Using the Open XML SDK
[Blog Map] [Table of Contents] [Next Topic]
Open XML Packages
To follow this tutorial, you don't need to delve into all of the details of working with packages. This topic presents a small chunk of code that you can use as boilerplate code – it opens a word document and retrieves the main part, the style part, and the comment part. It uses LINQ to XML to count the XML nodes in the three parts, and prints the counts to the console.
This blog is inactive.
New blog: EricWhite.com/blog
Blog TOCThe boiler plate code uses the Open XML SDK, a set of managed classes for .NET that provides more convenient access to Open XML documents. Using the SDK, you can get the main part of the document, and navigate to related parts more easily. It cuts down your code by quite a bit. This blog post is a summary of the differences between the classes in System.IO.Packaging and the classes in the Open XML SDK. This example uses the the Open XML SDK v1.0. This blog post gives lots of information about the Open XML SDK, including where to download it.
Before attempting to compile, don't forget to:
· Add a reference to the WindowsBase assembly.

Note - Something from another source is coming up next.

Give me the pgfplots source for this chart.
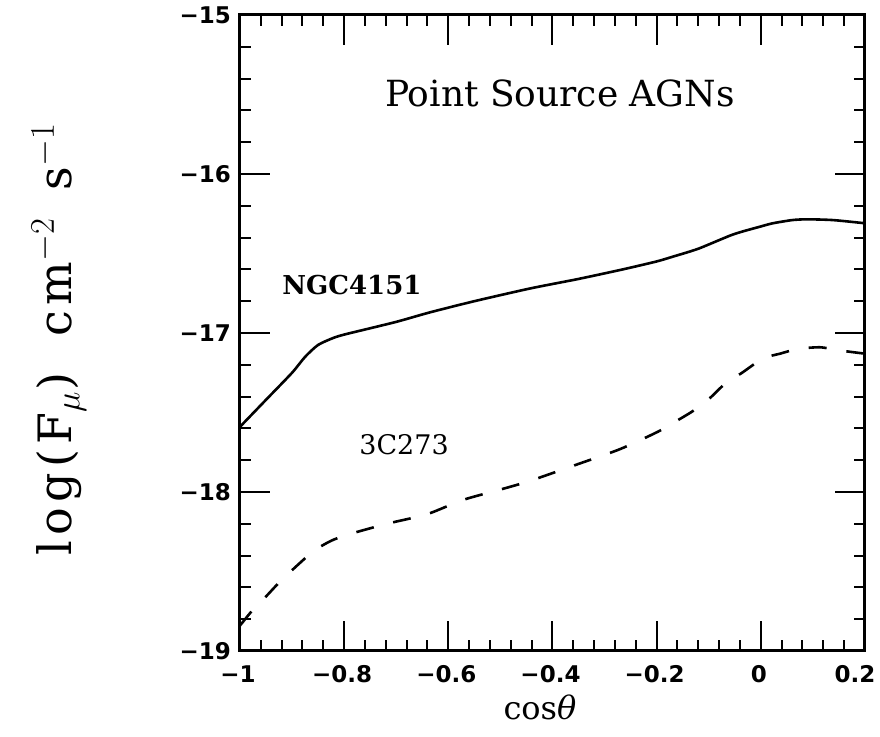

· Download and install the Open XML SDK.
· Add a reference to the DocumentFormat.OpenXml assembly.
For the interested:
Just a few points about packages. Various parts in the package are related. You never rely on absolute paths to retrieve a part, even if you know the path. Instead, you start from the main part, and use relationships to navigate to the other parts. As mentioned, many of these parts are XML documents, including files that specify the relationships between parts. You can access the parts and the relationship files using any conformant XML parser and a library that can open and read from ZIP files. However, the classes in the namespace System.IO.Packaging (in the WindowsBase assembly) allow you to work with packages in a more convenient way. You can see a quick summary of how to use relationships to navigate from part to part here.
The following code is attached to this page. Here is the boiler plate code:
using System;
using System.Collections.Generic;
using System.Linq;
using System.Text;
using System.IO;
using System.Xml;
using System.Xml.Linq;
using DocumentFormat.OpenXml.Packaging;
class Program
{
public static XDocument LoadXDocument(OpenXmlPart part)
{
XDocument xdoc;
using (StreamReader streamReader = new StreamReader(part.GetStream()))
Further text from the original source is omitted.